Extract the opening line of the entries and every line after it, stopping at and including the line that contains "(apex) at (370,153);". Do not include pictures.

---------------

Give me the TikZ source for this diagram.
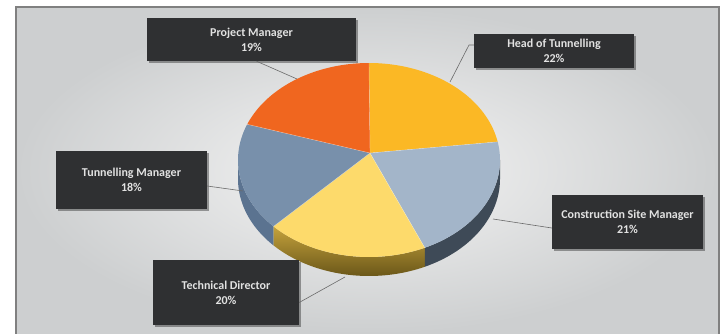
\documentclass[tikz,border=0pt]{standalone}
\usepackage{fontspec}
\setmainfont{Carlito}
\usetikzlibrary{shadows}
\definecolor{cHead}{HTML}{FBB825}
\definecolor{cCons}{HTML}{A3B5C9}
\definecolor{cTech}{HTML}{FDDA6B}
\definecolor{cTunn}{HTML}{7890AB}
\definecolor{cProj}{HTML}{F0661F}
\definecolor{sTunn}{HTML}{5B7390}
\definecolor{sTechTop}{HTML}{C4A23C}
\definecolor{sTechBot}{HTML}{6B5719}
\definecolor{sCons}{HTML}{3E4A57}
\definecolor{boxfill}{HTML}{2F3032}
\definecolor{boxtext}{HTML}{E2E2E2}
\definecolor{frameline}{HTML}{808080}
\definecolor{bgin}{HTML}{F5F5F5}
\definecolor{bgout}{HTML}{CDCFD0}
\definecolor{leader}{HTML}{6A6A6A}
\tikzset{
  labelbox/.style={fill=boxfill, text=boxtext, inner sep=0pt, align=center,
    font=\fontsize{12}{15}\selectfont\bfseries,
    drop shadow={shadow xshift=2pt, shadow yshift=-2pt, opacity=0.35, fill=black}},
  leaderline/.style={draw=leader, line width=0.6pt},
  sliceedge/.style={draw=white, draw opacity=0.45, line width=0.4pt}
}
\begin{document}
\begin{tikzpicture}[x=1pt,y=-1pt]
\useasboundingbox (0,0) rectangle (723,334);
\fill[white] (0,0) rectangle (723,334);
\shade[inner color=bgin, outer color=bgout] (16,7) rectangle (719,334);
\draw[frameline, line width=1.8pt] (16,334) -- (16,7) -- (719,7) -- (719,334);

\def\cx{369}\def\cy{160}\def\rx{131}\def\ry{97}\def\hh{19}
\coordinate (apex) at (370,153);

% sides
\fill[sTunn] plot[domain=180:223.2,samples=30] ({\cx+\rx*cos(\x)},{\cy-\ry*sin(\x)})
  -- plot[domain=223.2:180,samples=30] ({\cx+\rx*cos(\x)},{\cy+\hh-\ry*sin(\x)}) -- cycle;
\shade[top color=sTechTop, bottom color=sTechBot] plot[domain=223.2:295.2,samples=40] ({\cx+\rx*cos(\x)},{\cy-\ry*sin(\x)})
  -- plot[domain=295.2:223.2,samples=40] ({\cx+\rx*cos(\x)},{\cy+\hh-\ry*sin(\x)}) -- cycle;
\fill[sCons] plot[domain=295.2:360,samples=40] ({\cx+\rx*cos(\x)},{\cy-\ry*sin(\x)})
  -- plot[domain=360:295.2,samples=40] ({\cx+\rx*cos(\x)},{\cy+\hh-\ry*sin(\x)}) -- cycle;

% top slices
\fill[cHead] (apex) -- plot[domain=90:10.8,samples=40] ({\cx+\rx*cos(\x)},{\cy-\ry*sin(\x)}) -- cycle;
\fill[cCons] (apex) -- plot[domain=10.8:-64.8,samples=40] ({\cx+\rx*cos(\x)},{\cy-\ry*sin(\x)}) -- cycle;
\fill[cTech] (apex) -- plot[domain=-64.8:-136.8,samples=40] ({\cx+\rx*cos(\x)},{\cy-\ry*sin(\x)}) -- cycle;
\fill[cTunn] (apex) -- plot[domain=-136.8:-201.6,samples=40] ({\cx+\rx*cos(\x)},{\cy-\ry*sin(\x)}) -- cycle;
\fill[cProj] (apex) -- plot[domain=158.4:90,samples=40] ({\cx+\rx*cos(\x)},{\cy-\ry*sin(\x)}) -- cycle;
\foreach \a in {90,10.8,-64.8,-136.8,158.4}
  \draw[sliceedge] (apex) -- ({\cx+\rx*cos(\a)},{\cy-\ry*sin(\a)});

% label boxes
\node[labelbox, minimum width=209pt, minimum height=43pt] (pm) at (251.5,39.5) {Project Manager\\19\%};
\node[labelbox, minimum width=160pt, minimum height=34pt] (ht) at (554,51) {Head of Tunnelling\\22\%};
\node[labelbox, minimum width=151pt, minimum height=58pt] (tm) at (131.5,180) {Tunnelling Manager\\18\%};
\node[labelbox, minimum width=151pt, minimum height=54pt] (cs) at (627.5,222) {Construction Site Manager\\21\%};
\node[labelbox, minimum width=146pt, minimum height=65pt] (td) at (226,292.5) {Technical Director\\20\%};

% leader lines
\coordinate (pmA) at (297,79);
\coordinate (htA) at (450,82);
\coordinate (htB) at (469,45);
\coordinate (tmA) at (243,191);
\coordinate (csA) at (493,219);
\coordinate (tdA) at (345,277);
\draw[leaderline] ([xshift=5pt]pm.south) -- (pmA);
\draw[leaderline] ([yshift=6pt]ht.west) -- (htB) -- (htA);
\draw[leaderline] ([yshift=-6pt]tm.east) -- (tmA);
\draw[leaderline] ([yshift=-6pt]cs.west) -- (csA);
\draw[leaderline] ([yshift=-10pt]td.east) -- (tdA);
\end{tikzpicture}
\end{document}
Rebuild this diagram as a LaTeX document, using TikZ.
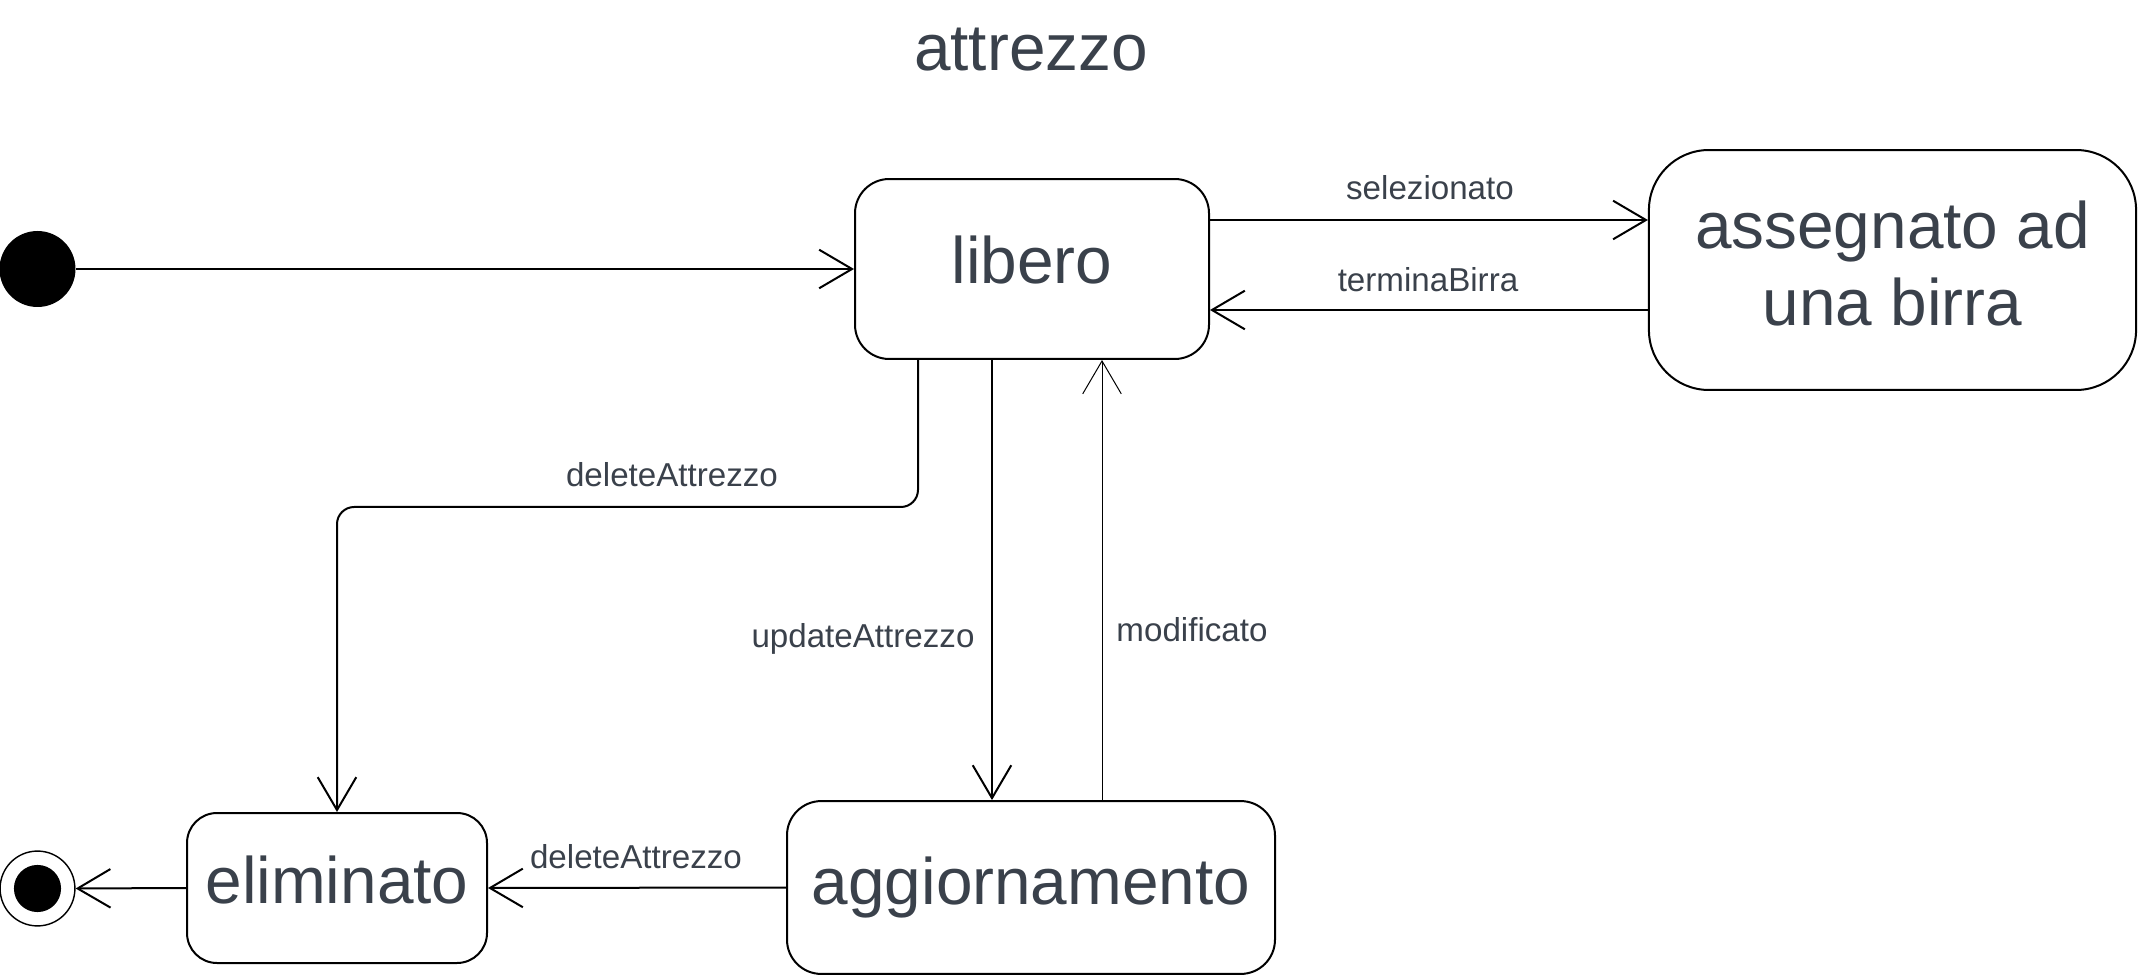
\documentclass[tikz,border=0pt]{standalone}
\usepackage{fontspec}
\setmainfont{Liberation Sans}
\usepackage{xcolor}
\usetikzlibrary{arrows.meta, calc}
\definecolor{labelgray}{RGB}{58,65,75}

\begin{document}
\begin{tikzpicture}[x=0.35pt, y=-0.35pt, >={Straight Barb[length=11.5pt,width=13.5pt]},
                    line width=0.7pt, text=labelgray]
\tikzstyle{state}=[shape=rectangle, draw=black, line width=0.7pt,
                    inner sep=0pt, align=center, font=\fontsize{23}{27}\selectfont]
\tikzstyle{trans}=[anchor=base, font=\fontsize{11.6}{14}\selectfont]
  \useasboundingbox (0,0) rectangle (2139,975);
  \node[anchor=base, font=\fontsize{23}{27}\selectfont] (title) at (1031,71) {attrezzo};
  % states
  \node[state, rounded corners=12pt, text depth=6.3pt, minimum width=123.9pt, minimum height=63pt] (libero) at (1032,269) {libero};
  \node[state, rounded corners=21pt, text depth=4.9pt, minimum width=170.5pt, minimum height=84pt] (assegnato) at (1892.5,270) {assegnato ad\\una birra};
  \node[state, rounded corners=10.5pt, text depth=6pt, minimum width=105pt, minimum height=52.5pt] (eliminato) at (337,888) {eliminato};
  \node[state, rounded corners=12pt, minimum width=170.8pt, minimum height=60.5pt] (aggiornamento) at (1031,887.5) {aggiornamento};
  \node[circle, fill=black, inner sep=0pt, minimum size=26.6pt] (start) at (37.5,269) {};
  \node[circle, draw=black, line width=0.5pt, inner sep=0pt, minimum size=26.2pt] (end) at (37.5,888.5) {};
  \node[circle, fill=black, inner sep=0pt, minimum size=16.5pt] (endin) at (end) {};
  % transitions
  \coordinate (sel) at ($(libero.east)+(0,-49)$);
  \coordinate (term) at ($(assegnato.west)+(0,40)$);
  \coordinate (del) at ($(libero.south)+(-114,0)$);
  \coordinate (upd) at ($(libero.south)+(-40,0)$);
  \coordinate (mod) at ($(aggiornamento.north)+(71,0)$);
  \draw[->] (start) -- (libero);
  \draw[->] (sel) -- (sel -| assegnato.west);
  \draw[->] (term) -- (term -| libero.east);
  \draw[->, rounded corners=6pt] (del) -- ++(0,147) -| (eliminato.north);
  \draw[->] (upd) -- (upd |- aggiornamento.north);
  \draw[->, line width=0.35pt] (mod) -- (mod |- libero.south);
  \draw[->] (aggiornamento.west) -- (eliminato.east);
  \draw[->] (eliminato.west) -- (end.east);
  % labels
  \node[trans] (lsel) at (1430,200) {selezionato};
  \node[trans] (lterm) at (1428,291) {terminaBirra};
  \node[trans] (ldel) at (672,487) {deleteAttrezzo};
  \node[trans] (lupd) at (863,647) {updateAttrezzo};
  \node[trans] (lmod) at (1192,641) {modificato};
  \node[trans] (ldel2) at (636,868) {deleteAttrezzo};
\end{tikzpicture}
\end{document}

---------------

[Response]:
Give me the TikZ source for this diagram.
\documentclass[tikz,border=0pt]{standalone}
\usepackage{fontspec}
\setmainfont{Carlito}
\usetikzlibrary{shadows}
\definecolor{cHead}{HTML}{FBB825}
\definecolor{cCons}{HTML}{A3B5C9}
\definecolor{cTech}{HTML}{FDDA6B}
\definecolor{cTunn}{HTML}{7890AB}
\definecolor{cProj}{HTML}{F0661F}
\definecolor{sTunn}{HTML}{5B7390}
\definecolor{sTechTop}{HTML}{C4A23C}
\definecolor{sTechBot}{HTML}{6B5719}
\definecolor{sCons}{HTML}{3E4A57}
\definecolor{boxfill}{HTML}{2F3032}
\definecolor{boxtext}{HTML}{E2E2E2}
\definecolor{frameline}{HTML}{808080}
\definecolor{bgin}{HTML}{F5F5F5}
\definecolor{bgout}{HTML}{CDCFD0}
\definecolor{leader}{HTML}{6A6A6A}
\tikzset{
  labelbox/.style={fill=boxfill, text=boxtext, inner sep=0pt, align=center,
    font=\fontsize{12}{15}\selectfont\bfseries,
    drop shadow={shadow xshift=2pt, shadow yshift=-2pt, opacity=0.35, fill=black}},
  leaderline/.style={draw=leader, line width=0.6pt},
  sliceedge/.style={draw=white, draw opacity=0.45, line width=0.4pt}
}
\begin{document}
\begin{tikzpicture}[x=1pt,y=-1pt]
\useasboundingbox (0,0) rectangle (723,334);
\fill[white] (0,0) rectangle (723,334);
\shade[inner color=bgin, outer color=bgout] (16,7) rectangle (719,334);
\draw[frameline, line width=1.8pt] (16,334) -- (16,7) -- (719,7) -- (719,334);

\def\cx{369}\def\cy{160}\def\rx{131}\def\ry{97}\def\hh{19}
\coordinate (apex) at (370,153);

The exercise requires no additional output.